Students' Task

Students observe the motion of a puck tethered to the center of the airtable. Then they plot the potential energy for the puck on their small whiteboards. A class discussion follows based on what students have written on their whiteboards.

Introduction

Students begin this activity by observing the motion of the puck on the airtable. The puck is pushed so that it passes close to, but does not strike, the pin in the center of the table. Students are asked to observe the motion of the puck. Then students are asked to respond, “On your small white board, make a plot of the potential energy.” Don't give a more precise prompt.

Student Conversations

After students have made their plots, the class discusses a variety of student responses.

This question is deliberately ambiguous to encourage a diversity of answers. This elicits responses that reveal information about what the students think is important about what they observed and what they expect to be thinking about with this type of problem.

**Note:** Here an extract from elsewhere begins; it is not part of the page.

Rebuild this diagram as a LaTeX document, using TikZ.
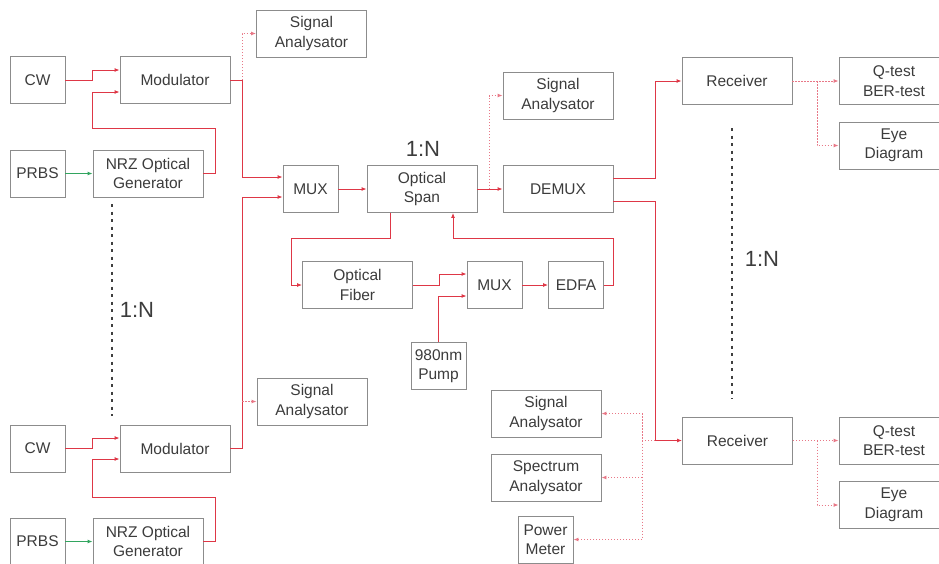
\documentclass[tikz,border=0pt]{standalone}
\usepackage{fontspec}
\setmainfont{Liberation Sans}
\usetikzlibrary{arrows.meta}
\definecolor{lred}{RGB}{222,55,70}
\definecolor{pinkd}{RGB}{232,120,135}
\definecolor{gline}{RGB}{50,165,95}
\definecolor{bordc}{RGB}{140,140,140}
\definecolor{txtc}{RGB}{60,60,60}
\begin{document}
\begin{tikzpicture}[x=1pt,y=-1pt,
  blk/.style={draw=bordc,line width=0.9pt,fill=white,text=txtc,align=center,minimum height=47pt,inner sep=0pt,font=\fontsize{15.5}{19.5}\selectfont},
  wide/.style={blk,minimum width=110pt},
  narrow/.style={blk,minimum width=55pt},
  sig/.style={draw=lred,line width=0.9pt,-{Latex[length=5pt,width=4pt]}},
  tap/.style={draw=pinkd,line width=0.9pt,dash pattern=on 1.5pt off 1.5pt,-{Latex[length=5pt,width=4pt]}},
  gsig/.style={draw=gline,line width=0.9pt,-{Latex[length=5pt,width=4pt]}},
  ratio/.style={text=txtc,inner sep=0pt,font=\fontsize{22}{26}\selectfont},
  cont/.style={draw=black!75,line width=2.5pt,dash pattern=on 3pt off 4.5pt}
]
\useasboundingbox (0,0) rectangle (939,563);

% left upper chain
\node[narrow] (cw1)   at (37.5,80)   {CW};
\node[wide]   (mod1)  at (175,80)    {Modulator};
\node[wide]   (sa1)   at (311.5,33.5){Signal\\Analysator};
\node[narrow] (prbs1) at (37.5,173.5){PRBS};
\node[wide]   (nrz1)  at (148,173.5) {NRZ Optical\\Generator};

% left lower chain
\node[wide]   (sa4)   at (312,401.5) {Signal\\Analysator};
\node[narrow] (cw2)   at (37.5,448.5){CW};
\node[wide]   (mod2)  at (175,448.5) {Modulator};
\node[narrow] (prbs2) at (37.5,541.5){PRBS};
\node[wide]   (nrz2)  at (148,541.5) {NRZ Optical\\Generator};

% centre
\node[narrow] (mux1)  at (310.5,189) {MUX};
\node[wide]   (span)  at (422,189)   {Optical\\Span};
\node[wide]   (demux) at (558,189)   {DEMUX};
\node[wide]   (sa2)   at (558,95.5)  {Signal\\Analysator};
\node[wide]   (fiber) at (357.5,285) {Optical\\Fiber};
\node[narrow] (mux2)  at (494.5,285) {MUX};
\node[narrow] (edfa)  at (576,285)   {EDFA};
\node[narrow] (pump)  at (438.5,366) {980nm\\Pump};
\node[wide]   (sa3)   at (546,413.5) {Signal\\Analysator};
\node[wide]   (spec)  at (546,477.5) {Spectrum\\Analysator};
\node[narrow] (pm)    at (545.5,539.5){Power\\Meter};

% right
\node[wide]   (rx1)   at (737,81)    {Receiver};
\node[wide]   (q1)    at (894,81)    {Q-test\\BER-test};
\node[wide]   (eye1)  at (894,145.5) {Eye\\Diagram};
\node[wide]   (rx2)   at (737.5,440.5){Receiver};
\node[wide]   (q2)    at (894,440.5) {Q-test\\BER-test};
\node[wide]   (eye2)  at (894,505)   {Eye\\Diagram};

% ratio labels
\node[ratio] (r1) at (423,149) {1:N};
\node[ratio] (r2) at (137,310) {1:N};
\node[ratio] (r3) at (762,259) {1:N};

% continuation dots
\coordinate (d1a) at (112,204); \coordinate (d1b) at (112,416);
\coordinate (d2a) at (732,128); \coordinate (d2b) at (732,399);
\draw[cont] (d1a) -- (d1b);
\draw[cont] (d2a) -- (d2b);

% upper transmitter
\draw[sig] (cw1.east) -- (92,80) -- (92,70) -- (mod1.west |- 0,70);
\draw[sig] (nrz1.east) -- (215,173.5) -- (215,128) -- (92,128) -- (92,92) -- (mod1.west |- 0,92);
\draw[gsig] (prbs1.east) -- (nrz1.west);
\draw[sig] (mod1.east) -- (242,80) -- (242,177) -- (mux1.west |- 0,177);
\draw[tap] (242,80) -- (242,33.5) -- (sa1.west);

% lower transmitter
\draw[sig] (cw2.east) -- (92,448.5) -- (92,438) -- (mod2.west |- 0,438);
\draw[sig] (nrz2.east) -- (215,541.5) -- (215,497) -- (92,497) -- (92,459) -- (mod2.west |- 0,459);
\draw[gsig] (prbs2.east) -- (nrz2.west);
\draw[sig] (mod2.east) -- (242,448.5) -- (242,197) -- (mux1.west |- 0,197);
\draw[tap] (242,401.5) -- (sa4.west);

% span
\draw[sig] (mux1.east) -- (span.west);
\draw[sig] (span.east) -- (demux.west);
\draw[tap] (489,189) -- (489,95.5) -- (sa2.west);
\draw[sig] (span.south -| 390,0) -- (390,238) -- (291,238) -- (291,285) -- (fiber.west);
\draw[sig] (fiber.east) -- (439,285) -- (439,274) -- (mux2.west |- 0,274);
\draw[sig] (pump.north) -- (438.5,296) -- (mux2.west |- 0,296);
\draw[sig] (mux2.east) -- (edfa.west);
\draw[sig] (edfa.east) -- (613,285) -- (613,238) -- (453,238) -- (span.south -| 453,0);

% demux to receivers
\draw[sig] (demux.east |- 0,178) -- (655,178) -- (655,81) -- (rx1.west);
\draw[sig] (demux.east |- 0,201) -- (655,201) -- (655,440.5) -- (rx2.west);

% measurement taps
\draw[tap] (655,440.5) -- (642,440.5) -- (642,413.5) -- (sa3.east);
\draw[tap] (642,440.5) -- (642,539.5) -- (pm.east);
\draw[tap] (642,477.5) -- (spec.east);

% receiver outputs
\draw[tap] (rx1.east) -- (q1.west);
\draw[tap] (817,81) -- (817,145.5) -- (eye1.west);
\draw[tap] (rx2.east) -- (q2.west);
\draw[tap] (817,440.5) -- (817,505) -- (eye2.west);
\end{tikzpicture}
\end{document}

Since the question is worded ambiguously, students draw a variety of plots including:

• The most common example of potential energy that students see in an introductory course is gravitational potential energy, for which energy and height are proportional. Some students may need to think about the fact that they can plot potential energy on the vertical axis when the puck stays on the surface of the table.
• Many students will make a plot of \(U\) as a function of both \(r\) and \(\phi\).
• A few students will make a plot of \(U\) vs. time or angle.
• A number of students may plot the canonical variables (\(U\) vs. \(r\)) but will draw a parabola with the vertex centered at the origin, forgetting that the piece of thread means that there is constant potential energy out to some fixed radius. Only beyond that radius does the potential energy increase.

After discussing several student responses, it is useful to ask the students whether or not they think the force acting on the puck is a central force and to justify their answer. This typically leads to a review of the properties of a central force.

Wrap-up

While confirming that many different representations are correct, and may be useful in certain circumstances, there is a conventional representation that is commonly used, with which they should be familiar.

It is important to mention that for central force problems, physicists typically write down the potential energy as a function of \(r\) since the force between the particles is only a function of the distance between them. Make sure that the students have the opportunity to see this graph and think about which parameters are shown.